Two fellows came in from rural Pennsylvania in mid-afternoon. I showed them around and then got into a longer conversation with one of them. He told me had never thought much about history until earlier this year, when his sister discovered a trove of letters written by an ancestor who had served in New Jersey regiment during the Civil War. One thing led to another and after some digging he discovered that his family roots date back in the New World to the 1640s. This knowledge in turn led him to studying not just the Civil War but the Early American period. Thus he and his friend were making the rounds of various historic sites. They were on their way to Fraunces Tavern after Federal Hall.

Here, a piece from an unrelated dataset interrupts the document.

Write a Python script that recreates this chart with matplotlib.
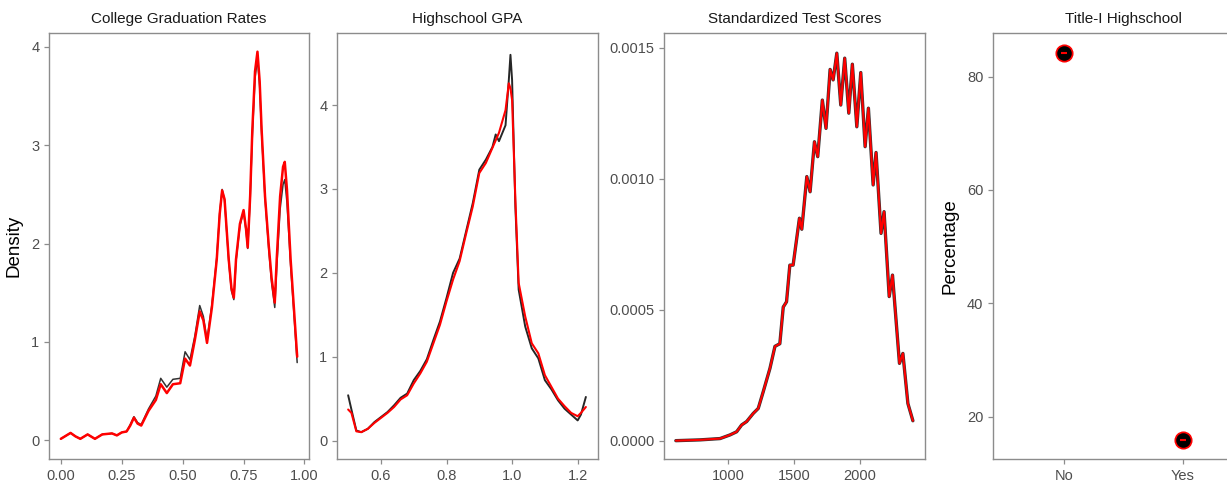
import matplotlib
matplotlib.use("Agg")
import matplotlib.pyplot as plt

plt.rcParams['font.family'] = ['Liberation Sans', 'DejaVu Sans']

# ---------------- Data ----------------
# Panel 1: College Graduation Rates
grad_x = [0.00, 0.02, 0.04, 0.06, 0.08, 0.11, 0.14, 0.17, 0.21, 0.23, 0.25, 0.27, 0.285,
          0.30, 0.315, 0.33, 0.36, 0.39, 0.41, 0.435, 0.46, 0.49, 0.51, 0.53, 0.55, 0.57,
          0.585, 0.60, 0.62, 0.64, 0.652, 0.662, 0.672, 0.689, 0.70, 0.71, 0.719, 0.735,
          0.750, 0.760, 0.767, 0.777, 0.786, 0.797, 0.807, 0.816, 0.824, 0.838, 0.854,
          0.865, 0.878, 0.886, 0.900, 0.912, 0.919, 0.928, 0.943, 0.955, 0.97]
grad_obs = [0.015, 0.045, 0.075, 0.04, 0.015, 0.06, 0.015, 0.06, 0.07, 0.05, 0.08, 0.09, 0.15,
            0.23, 0.17, 0.15, 0.30, 0.41, 0.57, 0.48, 0.57, 0.58, 0.83, 0.76, 1.02, 1.31,
            1.22, 0.99, 1.35, 1.84, 2.30, 2.54, 2.45, 1.84, 1.55, 1.45, 1.84, 2.20,
            2.34, 2.15, 1.96, 2.48, 3.16, 3.75, 3.95, 3.65, 3.16, 2.48, 1.96,
            1.65, 1.40, 1.84, 2.48, 2.78, 2.83, 2.55, 1.84, 1.40, 0.85]
grad_rep = [0.015, 0.045, 0.075, 0.04, 0.015, 0.06, 0.015, 0.06, 0.07, 0.05, 0.08, 0.09, 0.16,
            0.24, 0.18, 0.16, 0.32, 0.45, 0.63, 0.54, 0.62, 0.63, 0.90, 0.82, 1.06, 1.37,
            1.26, 1.02, 1.38, 1.86, 2.31, 2.55, 2.44, 1.82, 1.52, 1.43, 1.82, 2.18,
            2.33, 2.13, 1.95, 2.45, 3.10, 3.68, 3.88, 3.60, 3.12, 2.46, 1.92,
            1.60, 1.35, 1.75, 2.35, 2.60, 2.65, 2.42, 1.78, 1.35, 0.79]

# Panel 2: Highschool GPA
gpa_x = [0.50, 0.51, 0.525, 0.54, 0.56, 0.58, 0.60, 0.62, 0.64, 0.66, 0.68, 0.70, 0.72,
         0.74, 0.76, 0.78, 0.80, 0.82, 0.84, 0.86, 0.88, 0.90, 0.92, 0.94, 0.95, 0.96,
         0.98, 0.99, 0.995, 1.00, 1.01, 1.02, 1.04, 1.06, 1.08, 1.10, 1.12, 1.14, 1.16,
         1.18, 1.20, 1.21, 1.225]
gpa_obs = [0.37, 0.33, 0.11, 0.10, 0.14, 0.21, 0.27, 0.33, 0.40, 0.49, 0.54, 0.68, 0.80,
           0.94, 1.16, 1.38, 1.66, 1.92, 2.14, 2.47, 2.79, 3.19, 3.31, 3.49, 3.58, 3.67,
           3.94, 4.26, 4.20, 4.06, 2.87, 1.88, 1.48, 1.16, 1.04, 0.78, 0.64, 0.50, 0.41,
           0.33, 0.29, 0.33, 0.40]
gpa_rep = [0.54, 0.37, 0.12, 0.10, 0.14, 0.22, 0.28, 0.34, 0.42, 0.51, 0.56, 0.72, 0.83,
           0.97, 1.20, 1.42, 1.70, 2.00, 2.17, 2.50, 2.83, 3.23, 3.35, 3.50, 3.65, 3.57,
           3.76, 4.30, 4.60, 4.30, 2.79, 1.80, 1.36, 1.10, 0.98, 0.72, 0.61, 0.48, 0.38,
           0.31, 0.24, 0.31, 0.52]

# Panel 3: Standardized Test Scores (density x 1e-4)
sat_x = [601, 785, 937, 1013, 1063, 1101, 1139, 1189, 1227, 1265, 1316, 1354, 1391, 1417,
         1442, 1467, 1492, 1540, 1558, 1596, 1621, 1654, 1679, 1714, 1742, 1773, 1796,
         1824, 1854, 1884, 1915, 1942, 1976, 2006, 2039, 2064, 2100, 2122, 2160, 2183,
         2222, 2247, 2300, 2326, 2364, 2402]
sat_obs = [0.0, 0.03, 0.08, 0.22, 0.34, 0.60, 0.73, 1.04, 1.23, 1.87, 2.76, 3.60, 3.70, 5.10,
           5.30, 6.70, 6.70, 8.49, 8.07, 10.08, 9.50, 11.41, 10.84, 13.00, 11.92, 14.17, 13.77,
           14.79, 12.81, 14.60, 12.50, 14.37, 11.98, 14.05, 11.22, 12.69, 9.76, 11.00, 7.91, 8.74,
           5.50, 6.32, 2.95, 3.33, 1.42, 0.76]

# Panel 4: Title-I Highschool
title_cats = ["No", "Yes"]
title_pct = [84.13, 15.87]

# ---------------- Styling ----------------
W, H = 1227, 482
fig = plt.figure(figsize=(W / 100, H / 100), dpi=100)

spine_col = "#8c8c8c"
tick_col = "#4d4d4d"


def make_ax(left, right, top=33, bottom=459):
    ax = fig.add_axes([left / W, (H - bottom) / H, (right - left) / W, (bottom - top) / H])
    for s in ax.spines.values():
        s.set_color(spine_col)
        s.set_linewidth(1.0)
    ax.tick_params(colors=spine_col, labelcolor=tick_col, labelsize=10.5, length=3.5, width=0.9)
    return ax


title_kw = dict(fontsize=11, color="#1a1a1a", pad=7)
line_kw = dict(solid_joinstyle="round", solid_capstyle="round")

# Panel 1
ax1 = make_ax(49, 309)
ax1.plot(grad_x, grad_rep, color="black", lw=1.1, alpha=0.8, **line_kw)
ax1.plot(grad_x, grad_obs, color="red", lw=1.8, **line_kw)
ax1.set_xlim(-0.0485, 1.0185)
ax1.set_ylim(-0.19, 4.14)
ax1.set_xticks([0, 0.25, 0.5, 0.75, 1.0])
ax1.set_xticklabels(["0.00", "0.25", "0.50", "0.75", "1.00"])
ax1.set_yticks([0, 1, 2, 3, 4])
ax1.set_ylabel("Density", fontsize=13.5, color="black", labelpad=6)
ax1.set_title("College Graduation Rates", **title_kw)

# Panel 2
ax2 = make_ax(337, 598)
ax2.plot(gpa_x, gpa_rep, color="black", lw=1.4, alpha=0.85, **line_kw)
ax2.plot(gpa_x, gpa_obs, color="red", lw=1.5, **line_kw)
ax2.set_xlim(0.466, 1.262)
ax2.set_ylim(-0.22, 4.86)
ax2.set_xticks([0.6, 0.8, 1.0, 1.2])
ax2.set_yticks([0, 1, 2, 3, 4])
ax2.set_title("Highschool GPA", **title_kw)

# Panel 3
ax3 = make_ax(664, 925)
sat_y = [v * 1e-4 for v in sat_obs]
ax3.plot(sat_x, sat_y, color="black", lw=2.4, alpha=0.8, **line_kw)
ax3.plot(sat_x, sat_y, color="red", lw=1.5, **line_kw)
ax3.set_xlim(511, 2494)
ax3.set_ylim(-0.00007, 0.001556)
ax3.set_xticks([1000, 1500, 2000])
ax3.set_yticks([0, 0.0005, 0.0010, 0.0015])
ax3.set_yticklabels(["0.0000", "0.0005", "0.0010", "0.0015"])
ax3.set_title("Standardized Test Scores", **title_kw)

# Panel 4 (right side cut off by the figure edge)
ax4 = make_ax(993, 1254)
xpos = list(range(1, len(title_cats) + 1))
ax4.scatter(xpos, title_pct, s=170, color="red", zorder=2, linewidths=0)
ax4.scatter(xpos, title_pct, s=110, color="black", zorder=3, linewidths=0)
ax4.scatter(xpos, title_pct, s=18, marker="_", color="red", zorder=4, linewidths=1.5)
ax4.set_xlim(0.4, 2.6)
ax4.set_ylim(12.5, 87.7)
ax4.set_xticks(xpos)
ax4.set_xticklabels(title_cats)
ax4.set_yticks([20, 40, 60, 80])
ax4.set_ylabel("Percentage", fontsize=13.5, color="black", labelpad=6)
ax4.set_title("Title-I Highschool", **title_kw)
ax4.spines["right"].set_visible(False)

fig.savefig("out.png", dpi=100)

He told me his son lives in Brooklyn and therefore he comes to the city frequently. So I quickly jotted the names of further historic sites in various boroughs he might try to see when time permits. I will never know if he follows through. Hopefully he will.

1989 presidential inaugral ticket

Later a man came in with his son and we too got into a conversation. As it turned out for decades, going back to the 1980s, he was a White House correspondent for a major newspaper syndicate. We got to talking about the evolution of the newspaper industry, which in turn led to a discussion of covering various historical events. I mentioned George H.W. Bush having been at Federal Hall in April 1989 to commemorate the 200th anniversary of Washington’s First Inaugural. The man mentioned that the event had been part of a larger project that took place over that year starting in January called “From George to George.” The retired journalist had an extraordinary amount of institutional memory.

Stories like the above are just two examples of the things one only gets from being at the place itself. People, at least some of them, come in reflective and eager to share what led them to come and experience the thing for themselves.